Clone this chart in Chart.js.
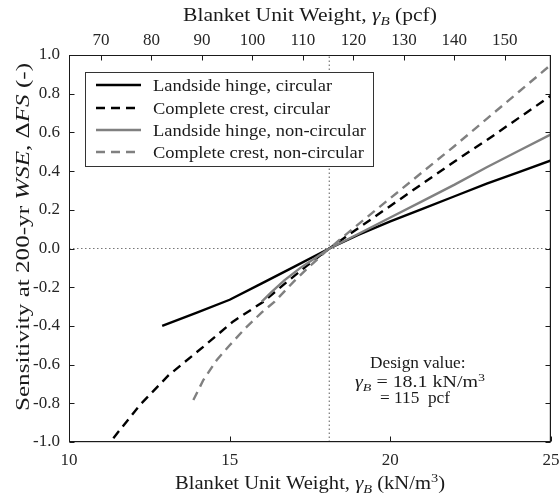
<!DOCTYPE html>
<html>
<head>
<meta charset="utf-8">
<script src="https://cdn.jsdelivr.net/npm/chart.js@4"></script>
<style>
  html, body { margin: 0; padding: 0; background: #fff; overflow: hidden; }
  #wrap { width: 560px; height: 498px; }
</style>
</head>
<body>
<div id="wrap"><canvas id="chart" width="560" height="498"></canvas></div>
<script>
// x = blanket unit weight (kN/m3), y = sensitivity dFS
const lhCircX = [12.9, 14, 15, 16, 17, 18.1, 19, 20, 21, 22, 23, 24, 25];
const lhCircY = [-0.40, -0.33, -0.265, -0.18, -0.095, 0, 0.07, 0.14, 0.205, 0.27, 0.335, 0.395, 0.455];

const ccCircX = [11.38, 12.2, 13.1, 14.2, 15.1, 16.05, 16.8, 17.4, 18.1, 19, 20, 21, 22, 23, 24, 25];
const ccCircY = [-0.98, -0.81, -0.655, -0.505, -0.378, -0.275, -0.17, -0.09, 0, 0.105, 0.22, 0.335, 0.45, 0.56, 0.675, 0.79];

const lhNonX = [16.0, 16.3, 16.7, 17.2, 17.7, 18.1, 19, 20, 21, 22, 23, 24, 25];
const lhNonY = [-0.275, -0.225, -0.165, -0.1, -0.045, 0, 0.075, 0.16, 0.245, 0.33, 0.42, 0.505, 0.59];

const ccNonX = [13.87, 14.18, 14.6, 15.0, 15.5, 16.0, 16.4, 17.0, 17.5, 18.1, 19, 20, 21, 22, 23, 24, 25];
const ccNonY = [-0.783, -0.68, -0.576, -0.5, -0.41, -0.33, -0.275, -0.17, -0.09, 0, 0.125, 0.26, 0.395, 0.53, 0.67, 0.81, 0.95];

const seriesNames = ['Landside hinge, circular', 'Complete crest, circular', 'Landside hinge, non-circular', 'Complete crest, non-circular'];

const xTicks = [10, 15, 20, 25];
const yTicks = [-1, -0.8, -0.6, -0.4, -0.2, 0, 0.2, 0.4, 0.6, 0.8, 1];
const pcfTicks = [70, 80, 90, 100, 110, 120, 130, 140, 150];
const PCF_PER_KN = 6.3658;   // 1 kN/m3 = 6.3658 pcf

const designX = 18.1;   // design value, kN/m3
const zeroY = 0;

const SERIF = "'Liberation Serif', 'Times New Roman', serif";
const BLACK = '#000000';
const GRAY = '#808080';

function pts(xs, ys) { return xs.map((x, i) => ({ x: x, y: ys[i] })); }

// fixed axis sizes, and no extra label padding pushed into the layout
function fixSize(w, h) {
    return s => {
        if (w != null) s.width = w;
        if (h != null) s.height = h;
        s.paddingLeft = 0; s.paddingRight = 0; s.paddingTop = 0; s.paddingBottom = 0;
    };
}

// draw text made of pieces (normal / italic / sub / sup), stretched a bit to look like CM
function richWidth(ctx, segs, size) {
    let w = 0;
    segs.forEach(s => {
        const sz = (s.sub || s.sup) ? size * 0.7 : size;
        ctx.font = (s.it ? 'italic ' : '') + sz + 'px ' + SERIF;
        w += ctx.measureText(s.t).width;
    });
    return w;
}
function drawRich(ctx, segs, x, y, size, opts) {
    opts = opts || {};
    const w = richWidth(ctx, segs, size);
    const k = opts.width ? opts.width / w : (opts.k || 1);
    ctx.save();
    ctx.translate(x, y);
    if (opts.rot) ctx.rotate(opts.rot);
    ctx.scale(k, 1);
    let cx = opts.align === 'left' ? 0 : -w / 2;
    ctx.fillStyle = opts.color || '#1a1a1a';
    ctx.textBaseline = 'alphabetic';
    segs.forEach(s => {
        const sz = (s.sub || s.sup) ? size * 0.7 : size;
        ctx.font = (s.it ? 'italic ' : '') + sz + 'px ' + SERIF;
        let dy = 0;
        if (s.sub) dy = size * 0.22;
        if (s.sup) dy = -size * 0.38;
        ctx.fillText(s.t, cx, dy);
        cx += ctx.measureText(s.t).width;
    });
    ctx.restore();
}

const decorPlugin = {
    id: 'decor',
    afterDraw(chart) {
        const ctx = chart.ctx;
        const a = chart.chartArea;
        const sx = chart.scales.x, sy = chart.scales.y, st = chart.scales.x2;
        const TL = 5;
        const L = Math.round(a.left) + 0.5, R = Math.round(a.right) - 0.5;
        const T = Math.round(a.top) + 0.5, B = Math.round(a.bottom) - 0.5;

        // frame (filled 1px strips, crisp) + inward tick marks on all four sides
        ctx.save();
        ctx.fillStyle = '#1a1a1a';
        ctx.fillRect(L - 0.5, T - 0.5, R - L + 1, 1);
        ctx.fillRect(L - 0.5, B - 0.5, R - L + 1, 1.2);
        ctx.fillRect(L - 0.5, T - 0.5, 1, B - T + 1);
        ctx.fillRect(R - 0.7, T - 0.5, 1.2, B - T + 1);
        ctx.strokeStyle = '#1a1a1a';
        ctx.lineWidth = 1;
        ctx.beginPath();
        yTicks.forEach(v => {
            const p = Math.round(sy.getPixelForValue(v)) + 0.5;
            ctx.moveTo(L, p); ctx.lineTo(L + TL, p);
            ctx.moveTo(R, p); ctx.lineTo(R - TL, p);
        });
        xTicks.forEach(v => {
            const p = Math.round(sx.getPixelForValue(v)) + 0.5;
            ctx.moveTo(p, B); ctx.lineTo(p, B - TL);
        });
        pcfTicks.forEach(v => {
            const p = Math.round(st.getPixelForValue(v)) + 0.5;
            ctx.moveTo(p, T); ctx.lineTo(p, T + TL);
        });
        ctx.stroke();
        ctx.restore();

        // legend box
        const lx = 85, ly = 72, lw = 288, lh = 94;
        ctx.save();
        ctx.fillStyle = '#fff';
        ctx.fillRect(lx, ly, lw, lh);
        ctx.strokeStyle = '#333';
        ctx.lineWidth = 1;
        ctx.strokeRect(lx + 0.5, ly + 0.5, lw, lh);
        const rows = [85, 108, 130, 152];
        const styles = [[BLACK, []], [BLACK, [9, 6]], [GRAY, []], [GRAY, [9, 6]]];
        ctx.font = '17px ' + SERIF;
        const kLeg = 213 / ctx.measureText(seriesNames[2]).width;
        rows.forEach((ry, i) => {
            ctx.strokeStyle = styles[i][0];
            ctx.setLineDash(styles[i][1]);
            ctx.lineWidth = 2.5;
            ctx.beginPath();
            ctx.moveTo(96, ry); ctx.lineTo(141, ry);
            ctx.stroke();
            ctx.setLineDash([]);
            drawRich(ctx, [{ t: seriesNames[i] }], 153, ry + 5.5, 17, { align: 'left', k: kLeg });
        });
        ctx.restore();

        // axis titles
        const midX = (a.left + a.right) / 2;
        drawRich(ctx, [{ t: 'Blanket Unit Weight, ' }, { t: 'γ', it: true }, { t: 'B', it: true, sub: true }, { t: ' (pcf)' }],
            midX, 21, 18, { width: 254 });
        drawRich(ctx, [{ t: 'Blanket Unit Weight, ' }, { t: 'γ', it: true }, { t: 'B', it: true, sub: true }, { t: ' (kN/m' }, { t: '3', sup: true }, { t: ')' }],
            midX, 489, 18, { width: 270 });
        drawRich(ctx, [{ t: 'Sensitivity at 200-yr ' }, { t: 'WSE', it: true }, { t: ', Δ' }, { t: 'FS', it: true }, { t: ' (-)' }],
            29, 237, 18, { width: 348, rot: -Math.PI / 2 });

        // design value note
        drawRich(ctx, [{ t: 'Design value:' }], 370, 368, 16, { align: 'left', k: 1.08 });
        drawRich(ctx, [{ t: 'γ', it: true }, { t: 'B', it: true, sub: true }, { t: ' = 18.1 kN/m' }, { t: '3', sup: true }],
            355, 387, 16, { align: 'left', width: 130 });
        drawRich(ctx, [{ t: '= 115  pcf' }], 380, 403, 16, { align: 'left', k: 1.08 });
    }
};

const tickFont = { family: SERIF, size: 17 };
const tickColor = '#262626';

new Chart(document.getElementById('chart'), {
    type: 'scatter',
    data: {
        datasets: [
            { label: 'zero', data: [{ x: 10, y: zeroY }, { x: 25, y: zeroY }], borderColor: '#777', borderWidth: 1.2, borderDash: [1.5, 2.5] },
            { label: 'design', data: [{ x: designX, y: -1 }, { x: designX, y: 1 }], borderColor: '#777', borderWidth: 1.2, borderDash: [1.5, 2.5] },
            { label: seriesNames[3], data: pts(ccNonX, ccNonY), borderColor: GRAY, borderDash: [9, 6] },
            { label: seriesNames[2], data: pts(lhNonX, lhNonY), borderColor: GRAY },
            { label: seriesNames[1], data: pts(ccCircX, ccCircY), borderColor: BLACK, borderDash: [9, 6] },
            { label: seriesNames[0], data: pts(lhCircX, lhCircY), borderColor: BLACK }
        ].map(d => Object.assign({ showLine: true, pointRadius: 0, borderWidth: 2.4, tension: 0, fill: false }, d))
    },
    options: {
        responsive: false,
        animation: false,
        events: [],
        layout: { padding: 0, autoPadding: false },
        plugins: { legend: { display: false }, tooltip: { enabled: false } },
        scales: {
            x: {
                type: 'linear', position: 'bottom', min: 10, max: 25,
                afterBuildTicks: s => { s.ticks = xTicks.map(v => ({ value: v })); },
                afterFit: fixSize(null, 56),
                grid: { display: false, drawTicks: false },
                border: { display: false },
                ticks: { font: tickFont, color: tickColor, padding: 8, autoSkip: false, maxRotation: 0 }
            },
            x2: {
                type: 'linear', position: 'top', min: 10 * PCF_PER_KN, max: 25 * PCF_PER_KN,
                afterBuildTicks: s => { s.ticks = pcfTicks.map(v => ({ value: v })); },
                afterFit: fixSize(null, 55),
                grid: { display: false, drawTicks: false },
                border: { display: false },
                ticks: { font: tickFont, color: tickColor, padding: 4, autoSkip: false, maxRotation: 0 }
            },
            y: {
                type: 'linear', position: 'left', min: -1, max: 1,
                afterBuildTicks: s => { s.ticks = yTicks.map(v => ({ value: v })); },
                afterFit: fixSize(69, null),
                grid: { display: false, drawTicks: false },
                border: { display: false },
                ticks: { font: tickFont, color: tickColor, padding: 9, callback: v => v.toFixed(1) }
            },
            y2: {
                type: 'linear', position: 'right', min: -1, max: 1,
                afterFit: fixSize(9, null),
                grid: { display: false, drawTicks: false },
                border: { display: false },
                ticks: { display: false }
            }
        }
    },
    plugins: [decorPlugin]
});
</script>
</body>
</html>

The problem:
Up to and including the line containing "0.42, 0.505, 0.59];", repeat every line from the start of the data, but none of the pictures.

Written solution:
Clone this chart in Chart.js.
<!DOCTYPE html>
<html>
<head>
<meta charset="utf-8">
<script src="https://cdn.jsdelivr.net/npm/chart.js@4"></script>
<style>
  html, body { margin: 0; padding: 0; background: #fff; overflow: hidden; }
  #wrap { width: 560px; height: 498px; }
</style>
</head>
<body>
<div id="wrap"><canvas id="chart" width="560" height="498"></canvas></div>
<script>
// x = blanket unit weight (kN/m3), y = sensitivity dFS
const lhCircX = [12.9, 14, 15, 16, 17, 18.1, 19, 20, 21, 22, 23, 24, 25];
const lhCircY = [-0.40, -0.33, -0.265, -0.18, -0.095, 0, 0.07, 0.14, 0.205, 0.27, 0.335, 0.395, 0.455];

const ccCircX = [11.38, 12.2, 13.1, 14.2, 15.1, 16.05, 16.8, 17.4, 18.1, 19, 20, 21, 22, 23, 24, 25];
const ccCircY = [-0.98, -0.81, -0.655, -0.505, -0.378, -0.275, -0.17, -0.09, 0, 0.105, 0.22, 0.335, 0.45, 0.56, 0.675, 0.79];

const lhNonX = [16.0, 16.3, 16.7, 17.2, 17.7, 18.1, 19, 20, 21, 22, 23, 24, 25];
const lhNonY = [-0.275, -0.225, -0.165, -0.1, -0.045, 0, 0.075, 0.16, 0.245, 0.33, 0.42, 0.505, 0.59];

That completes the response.